Task description: The lines to be extracted run from the start of the listing through the line containing "import numpy as np"; copy them exactly and nothing else.

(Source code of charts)
___

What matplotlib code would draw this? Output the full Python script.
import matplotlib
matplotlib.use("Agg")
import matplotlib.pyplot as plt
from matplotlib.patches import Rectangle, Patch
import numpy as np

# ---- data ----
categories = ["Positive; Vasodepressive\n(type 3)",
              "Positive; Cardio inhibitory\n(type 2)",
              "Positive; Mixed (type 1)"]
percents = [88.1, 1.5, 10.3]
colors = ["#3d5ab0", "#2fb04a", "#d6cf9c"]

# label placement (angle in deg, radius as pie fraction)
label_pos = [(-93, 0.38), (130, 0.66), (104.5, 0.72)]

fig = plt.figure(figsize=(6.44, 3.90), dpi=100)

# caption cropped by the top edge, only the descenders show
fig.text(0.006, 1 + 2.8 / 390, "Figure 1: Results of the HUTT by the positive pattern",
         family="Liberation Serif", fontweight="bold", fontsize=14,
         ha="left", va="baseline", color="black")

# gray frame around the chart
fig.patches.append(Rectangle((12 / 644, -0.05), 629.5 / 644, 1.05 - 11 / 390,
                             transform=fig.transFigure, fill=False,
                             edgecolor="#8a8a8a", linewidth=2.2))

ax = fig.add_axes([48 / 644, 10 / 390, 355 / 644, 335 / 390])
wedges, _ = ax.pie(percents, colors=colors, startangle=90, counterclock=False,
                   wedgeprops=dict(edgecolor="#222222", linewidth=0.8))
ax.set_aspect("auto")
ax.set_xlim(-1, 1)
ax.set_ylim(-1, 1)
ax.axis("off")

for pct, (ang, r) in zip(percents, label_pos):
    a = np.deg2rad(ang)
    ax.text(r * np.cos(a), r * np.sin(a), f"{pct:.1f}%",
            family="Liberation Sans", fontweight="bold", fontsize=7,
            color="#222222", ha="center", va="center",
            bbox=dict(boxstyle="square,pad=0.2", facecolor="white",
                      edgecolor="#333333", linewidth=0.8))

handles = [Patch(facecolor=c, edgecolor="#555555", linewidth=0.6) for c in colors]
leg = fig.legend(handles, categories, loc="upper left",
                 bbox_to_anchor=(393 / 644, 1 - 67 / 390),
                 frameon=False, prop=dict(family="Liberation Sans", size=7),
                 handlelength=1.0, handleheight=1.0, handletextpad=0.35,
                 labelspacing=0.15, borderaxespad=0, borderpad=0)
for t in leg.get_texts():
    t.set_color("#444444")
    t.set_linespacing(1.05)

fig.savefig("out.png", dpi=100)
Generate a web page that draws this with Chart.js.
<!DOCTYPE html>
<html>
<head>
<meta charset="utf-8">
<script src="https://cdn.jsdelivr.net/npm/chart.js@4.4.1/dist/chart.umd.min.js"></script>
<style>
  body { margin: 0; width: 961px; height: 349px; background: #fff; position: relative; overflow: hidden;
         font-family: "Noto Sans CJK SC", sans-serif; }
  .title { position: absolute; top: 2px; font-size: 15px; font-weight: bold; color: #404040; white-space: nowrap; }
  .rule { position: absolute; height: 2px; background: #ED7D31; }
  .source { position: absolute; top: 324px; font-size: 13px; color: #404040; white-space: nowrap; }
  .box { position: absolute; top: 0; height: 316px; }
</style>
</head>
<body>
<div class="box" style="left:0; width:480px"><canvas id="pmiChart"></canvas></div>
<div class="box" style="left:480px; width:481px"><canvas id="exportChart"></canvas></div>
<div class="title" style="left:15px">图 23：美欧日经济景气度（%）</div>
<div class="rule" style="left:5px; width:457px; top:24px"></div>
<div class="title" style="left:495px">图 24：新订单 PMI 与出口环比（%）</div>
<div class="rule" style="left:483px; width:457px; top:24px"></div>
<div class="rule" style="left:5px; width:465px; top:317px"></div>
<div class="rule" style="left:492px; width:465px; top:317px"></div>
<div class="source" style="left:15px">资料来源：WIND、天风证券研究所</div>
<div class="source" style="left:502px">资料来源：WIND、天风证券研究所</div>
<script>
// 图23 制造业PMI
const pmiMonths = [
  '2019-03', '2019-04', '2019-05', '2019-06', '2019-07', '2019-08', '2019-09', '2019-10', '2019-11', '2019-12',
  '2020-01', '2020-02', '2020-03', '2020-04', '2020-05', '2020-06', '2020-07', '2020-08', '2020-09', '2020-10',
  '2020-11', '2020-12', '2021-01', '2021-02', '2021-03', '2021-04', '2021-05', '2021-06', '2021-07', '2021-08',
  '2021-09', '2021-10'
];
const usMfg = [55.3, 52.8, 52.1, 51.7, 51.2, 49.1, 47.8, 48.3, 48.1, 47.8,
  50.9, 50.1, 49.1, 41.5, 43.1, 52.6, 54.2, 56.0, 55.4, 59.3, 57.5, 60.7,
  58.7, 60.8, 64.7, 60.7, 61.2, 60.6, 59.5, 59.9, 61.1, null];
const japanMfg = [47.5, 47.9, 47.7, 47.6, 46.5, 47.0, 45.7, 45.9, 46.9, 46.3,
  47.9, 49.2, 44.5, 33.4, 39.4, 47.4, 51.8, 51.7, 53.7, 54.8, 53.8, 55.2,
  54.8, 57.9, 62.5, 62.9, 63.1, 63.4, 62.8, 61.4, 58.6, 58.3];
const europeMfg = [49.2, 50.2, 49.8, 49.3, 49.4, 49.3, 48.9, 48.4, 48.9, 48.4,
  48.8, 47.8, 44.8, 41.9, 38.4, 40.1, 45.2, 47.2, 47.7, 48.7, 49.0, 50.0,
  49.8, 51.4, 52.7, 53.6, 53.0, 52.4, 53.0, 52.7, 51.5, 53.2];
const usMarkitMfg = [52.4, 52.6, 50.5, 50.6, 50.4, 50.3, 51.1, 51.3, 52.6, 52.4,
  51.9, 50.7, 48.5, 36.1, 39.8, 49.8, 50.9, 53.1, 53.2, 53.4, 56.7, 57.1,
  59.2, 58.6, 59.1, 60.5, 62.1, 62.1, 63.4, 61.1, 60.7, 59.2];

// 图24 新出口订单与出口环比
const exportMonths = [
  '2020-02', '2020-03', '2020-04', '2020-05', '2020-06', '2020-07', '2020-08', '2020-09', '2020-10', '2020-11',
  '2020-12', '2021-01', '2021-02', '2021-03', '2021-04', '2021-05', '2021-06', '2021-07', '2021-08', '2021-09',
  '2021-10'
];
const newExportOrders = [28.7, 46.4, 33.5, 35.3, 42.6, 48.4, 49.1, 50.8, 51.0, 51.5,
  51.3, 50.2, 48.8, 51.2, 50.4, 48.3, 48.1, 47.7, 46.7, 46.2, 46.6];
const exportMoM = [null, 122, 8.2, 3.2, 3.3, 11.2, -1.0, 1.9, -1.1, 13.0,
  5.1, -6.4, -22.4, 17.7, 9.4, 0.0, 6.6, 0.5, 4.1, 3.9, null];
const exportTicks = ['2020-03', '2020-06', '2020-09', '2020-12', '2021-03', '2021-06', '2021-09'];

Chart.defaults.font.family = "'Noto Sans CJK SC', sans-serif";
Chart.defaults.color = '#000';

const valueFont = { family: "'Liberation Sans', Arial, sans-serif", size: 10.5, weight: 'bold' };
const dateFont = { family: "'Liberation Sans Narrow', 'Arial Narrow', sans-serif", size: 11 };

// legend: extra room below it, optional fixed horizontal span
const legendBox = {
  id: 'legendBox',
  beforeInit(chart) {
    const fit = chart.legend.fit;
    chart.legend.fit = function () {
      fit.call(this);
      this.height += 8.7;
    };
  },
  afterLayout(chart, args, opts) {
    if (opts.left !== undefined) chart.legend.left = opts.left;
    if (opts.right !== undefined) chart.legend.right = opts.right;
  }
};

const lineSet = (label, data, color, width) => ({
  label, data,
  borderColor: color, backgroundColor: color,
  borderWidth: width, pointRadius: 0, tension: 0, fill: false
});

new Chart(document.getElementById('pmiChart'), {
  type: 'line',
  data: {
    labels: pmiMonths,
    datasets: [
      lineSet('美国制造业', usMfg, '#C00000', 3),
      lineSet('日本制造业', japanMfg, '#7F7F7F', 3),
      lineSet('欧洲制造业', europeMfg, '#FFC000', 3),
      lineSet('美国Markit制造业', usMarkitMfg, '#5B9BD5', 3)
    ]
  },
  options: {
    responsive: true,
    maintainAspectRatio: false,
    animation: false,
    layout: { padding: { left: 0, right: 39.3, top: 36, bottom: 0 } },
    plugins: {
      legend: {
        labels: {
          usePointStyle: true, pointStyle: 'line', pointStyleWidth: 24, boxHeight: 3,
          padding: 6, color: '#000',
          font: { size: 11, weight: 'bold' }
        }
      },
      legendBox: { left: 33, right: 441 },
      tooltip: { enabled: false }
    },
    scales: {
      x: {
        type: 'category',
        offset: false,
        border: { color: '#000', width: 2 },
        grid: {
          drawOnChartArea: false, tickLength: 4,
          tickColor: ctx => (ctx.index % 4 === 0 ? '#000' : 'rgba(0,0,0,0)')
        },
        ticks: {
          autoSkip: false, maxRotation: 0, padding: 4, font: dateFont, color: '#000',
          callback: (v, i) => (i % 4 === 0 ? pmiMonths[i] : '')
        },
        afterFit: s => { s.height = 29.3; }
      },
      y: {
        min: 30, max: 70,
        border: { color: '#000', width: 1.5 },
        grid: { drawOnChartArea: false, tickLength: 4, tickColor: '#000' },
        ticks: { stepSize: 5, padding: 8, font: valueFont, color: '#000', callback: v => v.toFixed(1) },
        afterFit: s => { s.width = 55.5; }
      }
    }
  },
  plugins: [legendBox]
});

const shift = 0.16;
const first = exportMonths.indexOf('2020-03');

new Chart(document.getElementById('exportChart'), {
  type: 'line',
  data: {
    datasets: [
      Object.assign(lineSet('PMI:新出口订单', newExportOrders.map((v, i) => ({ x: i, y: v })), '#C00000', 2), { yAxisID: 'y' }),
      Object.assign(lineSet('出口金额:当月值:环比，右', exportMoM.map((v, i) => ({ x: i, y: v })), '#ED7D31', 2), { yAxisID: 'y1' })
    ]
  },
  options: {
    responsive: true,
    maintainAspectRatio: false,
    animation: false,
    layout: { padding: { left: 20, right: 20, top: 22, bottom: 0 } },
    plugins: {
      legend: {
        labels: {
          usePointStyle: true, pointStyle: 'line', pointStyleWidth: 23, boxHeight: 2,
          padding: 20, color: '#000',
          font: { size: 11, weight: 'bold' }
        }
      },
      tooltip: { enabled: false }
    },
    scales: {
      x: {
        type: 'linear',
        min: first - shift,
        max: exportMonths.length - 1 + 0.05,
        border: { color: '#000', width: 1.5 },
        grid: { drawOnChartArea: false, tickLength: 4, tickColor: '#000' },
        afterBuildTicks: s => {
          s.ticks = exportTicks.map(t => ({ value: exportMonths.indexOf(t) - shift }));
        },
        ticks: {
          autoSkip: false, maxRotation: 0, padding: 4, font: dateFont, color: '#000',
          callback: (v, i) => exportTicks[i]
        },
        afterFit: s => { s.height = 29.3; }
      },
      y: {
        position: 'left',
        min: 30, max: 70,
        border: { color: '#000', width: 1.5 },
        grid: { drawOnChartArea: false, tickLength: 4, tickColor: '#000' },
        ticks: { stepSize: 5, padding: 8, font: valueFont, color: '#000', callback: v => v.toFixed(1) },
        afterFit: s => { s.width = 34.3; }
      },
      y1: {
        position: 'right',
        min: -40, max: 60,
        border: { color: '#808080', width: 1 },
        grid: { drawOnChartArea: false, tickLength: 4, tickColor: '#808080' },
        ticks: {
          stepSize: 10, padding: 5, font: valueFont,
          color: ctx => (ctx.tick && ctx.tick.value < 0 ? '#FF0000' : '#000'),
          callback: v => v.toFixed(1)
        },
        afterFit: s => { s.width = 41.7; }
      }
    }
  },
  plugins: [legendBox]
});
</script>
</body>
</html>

___

Response for this exercise:
What matplotlib code would draw this? Output the full Python script.
import matplotlib
matplotlib.use("Agg")
import matplotlib.pyplot as plt
from matplotlib.patches import Rectangle, Patch
import numpy as np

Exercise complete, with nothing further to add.